• _Material for this exercise_
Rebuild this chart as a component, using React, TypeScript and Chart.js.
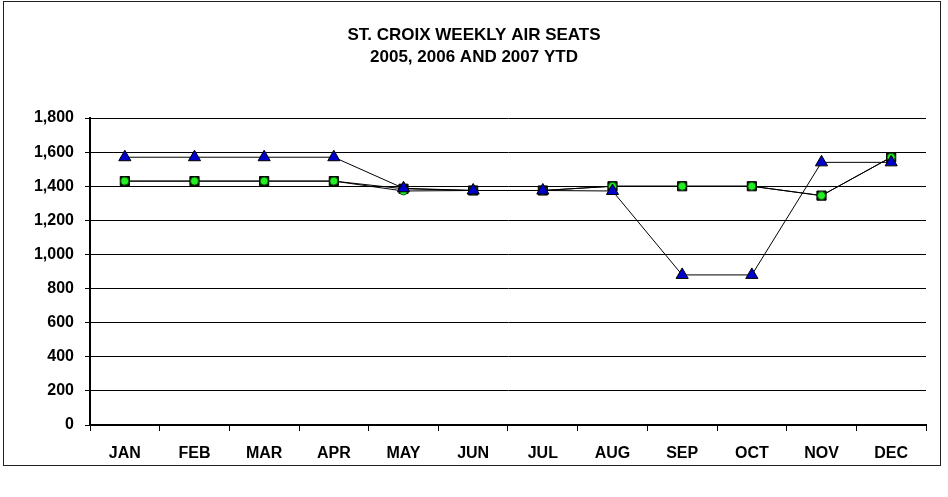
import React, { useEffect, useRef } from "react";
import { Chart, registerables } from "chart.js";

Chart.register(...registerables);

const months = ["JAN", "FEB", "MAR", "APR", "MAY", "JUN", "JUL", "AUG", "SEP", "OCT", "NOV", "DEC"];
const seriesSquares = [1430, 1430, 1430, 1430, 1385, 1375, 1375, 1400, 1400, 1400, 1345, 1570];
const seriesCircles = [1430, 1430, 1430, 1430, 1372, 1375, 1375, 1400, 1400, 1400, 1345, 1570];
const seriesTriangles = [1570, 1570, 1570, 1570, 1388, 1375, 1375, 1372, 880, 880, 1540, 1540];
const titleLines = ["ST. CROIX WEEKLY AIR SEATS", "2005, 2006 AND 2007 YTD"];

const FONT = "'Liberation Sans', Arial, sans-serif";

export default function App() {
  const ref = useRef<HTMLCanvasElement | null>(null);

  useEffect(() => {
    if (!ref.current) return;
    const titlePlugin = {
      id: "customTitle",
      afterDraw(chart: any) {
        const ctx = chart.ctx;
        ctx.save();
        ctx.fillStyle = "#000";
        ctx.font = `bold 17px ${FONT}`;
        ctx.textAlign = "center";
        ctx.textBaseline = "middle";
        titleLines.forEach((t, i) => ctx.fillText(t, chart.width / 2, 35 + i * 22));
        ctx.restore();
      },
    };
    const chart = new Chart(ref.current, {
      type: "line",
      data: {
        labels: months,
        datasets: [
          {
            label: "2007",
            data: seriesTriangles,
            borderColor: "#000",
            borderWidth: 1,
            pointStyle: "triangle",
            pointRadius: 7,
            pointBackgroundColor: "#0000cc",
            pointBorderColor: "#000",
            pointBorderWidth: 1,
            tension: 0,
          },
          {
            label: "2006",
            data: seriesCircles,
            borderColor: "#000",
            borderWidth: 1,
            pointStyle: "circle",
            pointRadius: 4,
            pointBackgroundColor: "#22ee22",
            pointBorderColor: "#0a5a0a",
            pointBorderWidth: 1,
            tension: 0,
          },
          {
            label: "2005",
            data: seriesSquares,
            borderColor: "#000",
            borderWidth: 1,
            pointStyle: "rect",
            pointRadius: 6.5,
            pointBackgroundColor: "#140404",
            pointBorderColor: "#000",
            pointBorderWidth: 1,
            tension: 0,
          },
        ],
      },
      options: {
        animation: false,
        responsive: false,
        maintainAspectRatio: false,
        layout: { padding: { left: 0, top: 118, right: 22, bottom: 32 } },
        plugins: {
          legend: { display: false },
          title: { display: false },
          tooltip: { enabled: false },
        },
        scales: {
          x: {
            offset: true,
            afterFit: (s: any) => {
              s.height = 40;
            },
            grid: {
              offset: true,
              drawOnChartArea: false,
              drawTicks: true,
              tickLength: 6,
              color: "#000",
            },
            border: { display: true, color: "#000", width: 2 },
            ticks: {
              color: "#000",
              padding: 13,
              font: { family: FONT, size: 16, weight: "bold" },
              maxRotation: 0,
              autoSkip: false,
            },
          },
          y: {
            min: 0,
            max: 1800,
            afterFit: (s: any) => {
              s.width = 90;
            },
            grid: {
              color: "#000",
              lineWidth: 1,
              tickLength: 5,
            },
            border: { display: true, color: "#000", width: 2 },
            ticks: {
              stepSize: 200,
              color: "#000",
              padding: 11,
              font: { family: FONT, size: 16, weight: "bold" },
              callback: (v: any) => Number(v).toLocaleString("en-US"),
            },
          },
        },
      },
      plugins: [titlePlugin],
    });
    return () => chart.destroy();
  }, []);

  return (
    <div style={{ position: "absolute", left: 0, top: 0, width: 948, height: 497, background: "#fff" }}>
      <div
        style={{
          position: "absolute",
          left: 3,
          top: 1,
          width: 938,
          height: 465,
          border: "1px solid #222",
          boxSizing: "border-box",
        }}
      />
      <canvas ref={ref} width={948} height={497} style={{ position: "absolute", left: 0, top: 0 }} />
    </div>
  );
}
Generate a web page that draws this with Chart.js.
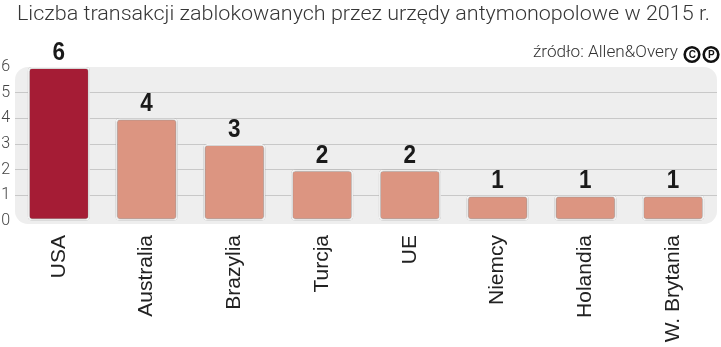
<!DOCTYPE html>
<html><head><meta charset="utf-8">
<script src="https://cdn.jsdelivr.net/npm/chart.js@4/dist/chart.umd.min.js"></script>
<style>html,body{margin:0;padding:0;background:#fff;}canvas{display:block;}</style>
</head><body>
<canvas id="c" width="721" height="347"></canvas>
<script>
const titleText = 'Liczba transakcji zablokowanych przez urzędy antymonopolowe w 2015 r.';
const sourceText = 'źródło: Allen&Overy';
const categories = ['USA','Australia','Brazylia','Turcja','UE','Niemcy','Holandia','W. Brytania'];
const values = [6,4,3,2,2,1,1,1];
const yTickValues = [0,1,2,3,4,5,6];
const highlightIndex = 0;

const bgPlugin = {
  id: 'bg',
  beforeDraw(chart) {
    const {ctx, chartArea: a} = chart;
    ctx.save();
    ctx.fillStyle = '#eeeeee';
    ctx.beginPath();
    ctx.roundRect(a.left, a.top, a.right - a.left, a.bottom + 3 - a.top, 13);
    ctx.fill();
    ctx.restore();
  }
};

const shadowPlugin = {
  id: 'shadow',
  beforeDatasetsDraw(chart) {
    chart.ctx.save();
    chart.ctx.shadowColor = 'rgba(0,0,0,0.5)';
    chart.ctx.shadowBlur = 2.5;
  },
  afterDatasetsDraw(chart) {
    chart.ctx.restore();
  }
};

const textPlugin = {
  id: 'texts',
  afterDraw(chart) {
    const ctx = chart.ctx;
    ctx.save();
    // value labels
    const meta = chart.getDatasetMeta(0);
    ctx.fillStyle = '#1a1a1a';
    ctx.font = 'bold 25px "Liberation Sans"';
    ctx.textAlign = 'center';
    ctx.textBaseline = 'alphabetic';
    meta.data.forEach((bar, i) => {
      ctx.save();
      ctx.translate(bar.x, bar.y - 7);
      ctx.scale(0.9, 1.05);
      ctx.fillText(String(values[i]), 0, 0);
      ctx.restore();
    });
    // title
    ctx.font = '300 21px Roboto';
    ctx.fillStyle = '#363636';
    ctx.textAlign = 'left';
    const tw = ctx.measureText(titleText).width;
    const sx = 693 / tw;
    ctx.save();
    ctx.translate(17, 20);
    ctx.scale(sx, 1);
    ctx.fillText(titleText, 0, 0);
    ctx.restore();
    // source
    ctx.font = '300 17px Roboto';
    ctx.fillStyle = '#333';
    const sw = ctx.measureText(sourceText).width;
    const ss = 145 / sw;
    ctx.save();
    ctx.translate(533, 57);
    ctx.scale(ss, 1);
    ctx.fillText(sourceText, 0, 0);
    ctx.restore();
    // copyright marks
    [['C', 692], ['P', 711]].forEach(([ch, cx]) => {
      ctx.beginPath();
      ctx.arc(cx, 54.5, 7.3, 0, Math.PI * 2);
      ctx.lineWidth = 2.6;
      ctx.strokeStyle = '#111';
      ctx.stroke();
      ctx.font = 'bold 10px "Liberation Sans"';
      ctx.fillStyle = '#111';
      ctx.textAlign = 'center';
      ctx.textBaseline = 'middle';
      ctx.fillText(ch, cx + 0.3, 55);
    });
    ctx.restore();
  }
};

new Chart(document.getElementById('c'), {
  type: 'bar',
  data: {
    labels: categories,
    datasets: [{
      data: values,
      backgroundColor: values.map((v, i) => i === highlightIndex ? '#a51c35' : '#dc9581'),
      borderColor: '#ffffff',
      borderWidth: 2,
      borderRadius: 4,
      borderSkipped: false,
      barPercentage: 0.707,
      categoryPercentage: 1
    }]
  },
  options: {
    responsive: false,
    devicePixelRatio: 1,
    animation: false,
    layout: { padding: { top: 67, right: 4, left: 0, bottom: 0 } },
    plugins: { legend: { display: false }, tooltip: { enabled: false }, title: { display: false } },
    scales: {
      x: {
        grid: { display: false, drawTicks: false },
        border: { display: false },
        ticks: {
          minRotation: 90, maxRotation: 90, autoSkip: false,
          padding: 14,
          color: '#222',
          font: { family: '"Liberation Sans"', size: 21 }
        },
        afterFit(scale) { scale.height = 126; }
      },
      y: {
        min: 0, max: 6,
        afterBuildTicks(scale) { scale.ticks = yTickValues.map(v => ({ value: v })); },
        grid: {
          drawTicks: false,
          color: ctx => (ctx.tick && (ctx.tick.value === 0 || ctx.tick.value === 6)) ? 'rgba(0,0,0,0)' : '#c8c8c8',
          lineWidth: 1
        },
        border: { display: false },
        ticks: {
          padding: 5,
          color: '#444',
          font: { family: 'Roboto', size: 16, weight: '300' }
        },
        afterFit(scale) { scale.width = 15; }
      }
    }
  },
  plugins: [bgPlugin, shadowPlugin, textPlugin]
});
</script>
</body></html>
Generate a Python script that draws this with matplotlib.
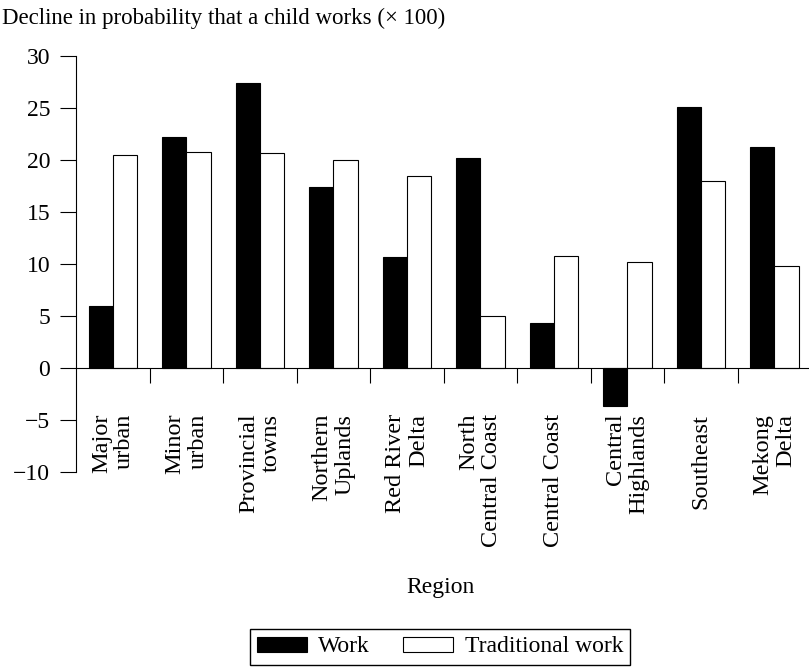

• _Task to complete_
Write out nothing but the lines from the start of the data through the line with "const ref = useRef<HTMLCanvasElement". Leave out the pictures.

• _Exercise result_
Rebuild this chart as a component, using React, TypeScript and Chart.js.
import React, { useEffect, useRef } from "react";
import { Chart, registerables } from "chart.js";

Chart.register(...registerables);

const months = ["JAN", "FEB", "MAR", "APR", "MAY", "JUN", "JUL", "AUG", "SEP", "OCT", "NOV", "DEC"];
const seriesSquares = [1430, 1430, 1430, 1430, 1385, 1375, 1375, 1400, 1400, 1400, 1345, 1570];
const seriesCircles = [1430, 1430, 1430, 1430, 1372, 1375, 1375, 1400, 1400, 1400, 1345, 1570];
const seriesTriangles = [1570, 1570, 1570, 1570, 1388, 1375, 1375, 1372, 880, 880, 1540, 1540];
const titleLines = ["ST. CROIX WEEKLY AIR SEATS", "2005, 2006 AND 2007 YTD"];

const FONT = "'Liberation Sans', Arial, sans-serif";

export default function App() {
  const ref = useRef<HTMLCanvasElement | null>(null);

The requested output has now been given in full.